- Born: Pelaheia Andriivna Soldatova 5 May 1928 Oleshky, Ukrainian SSR, Soviet Union
- Died: 15 January 2004 (aged 75) Oleshky, Kherson Oblast, Ukraine
- Style: Naïve art
- Children: 2

= Polina Raiko =

Ukrainian naïve painter (1928–2004)

Pelaheia Andriivna Raiko (Пелагея Андріївна Райко; 5 May 1928 - 15 January 2004), also known as Polina Raiko, was a Ukrainian naïve painter who started painting her property at the age of 69. Her home was a national cultural monument of Ukraine, until June 2023, when it was reportedly destroyed by flooding after the destruction of the Kakhovka Dam during the Russian invasion of Ukraine.

== Biography ==
Raiko was born 5 May 1928 in Oleshky. She had three sisters. She was deported to Germany during the Second World War, but later returned to Ukraine before marrying Nikolay Alekseyevich Raiko in 1950 at the age of 22. They survived by growing their own fruits and vegetables and doing seasonal work on a kolkhoz. They had a daughter, Elena in 1951. Their son, Sergey was born in 1953. The family built a house on 74 Nyzhnia Street, Oleshky near the Chaika and Konka rivers in 1954.

Her husband and son abused alcohol. Her son was imprisoned for three years after he nearly destroyed the family home and sold stolen items including the electrical wiring. After his release, he stabbed his mother with a knife. In 1994, Elena died in a car accident. Raiko's husband died in 1995. In 1997, Sergey was sent to a refuge colony. He died in 2002 from cirrhosis.

In the autumn of 1998, she began painting her home as a method to process her family hardships. She used her monthly pension to buy paint and brushes. She eventually painted the entire property. Her home became a local tourist attraction. She died on 15 January 2004.
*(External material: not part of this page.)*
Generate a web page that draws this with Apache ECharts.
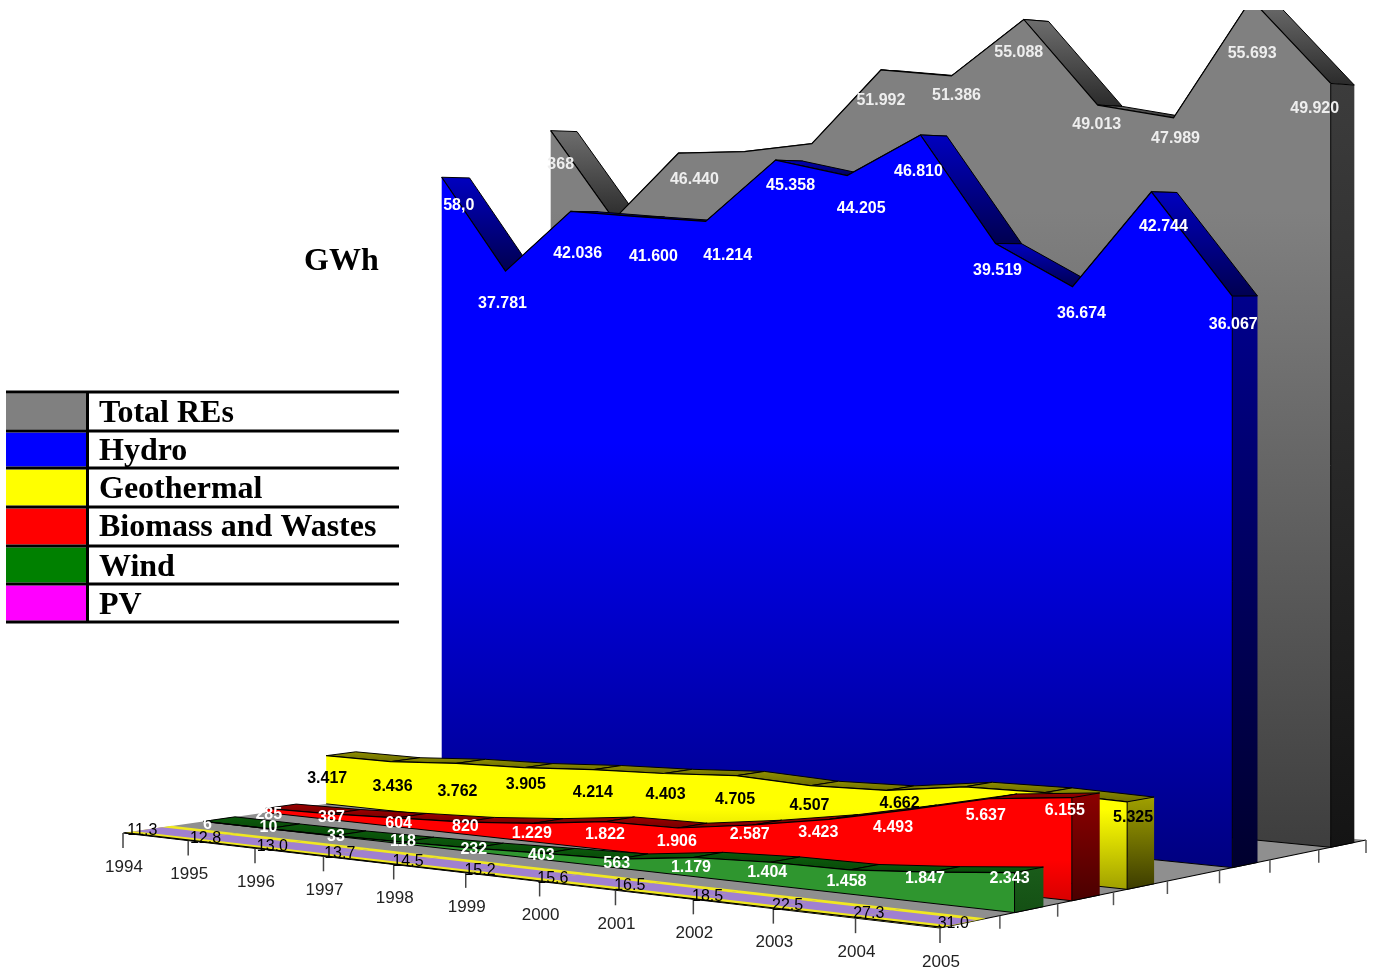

Her grandson sold her house for to Andrius Nemickas, a Canadian living in Kyiv with his Ukrainian wife. Her house was protected by a federal cultural heritage law. It was considered a national cultural monument of Ukraine.

Inspired by Raiko's paintings during the 2022 Russian invasion of Ukraine, pro-Ukrainian activists in Russian-occupied Kherson used a dove as a symbol of cultural resistance.

Her house was destroyed in June 2023, by flooding following the destruction of the Kakhovka Dam.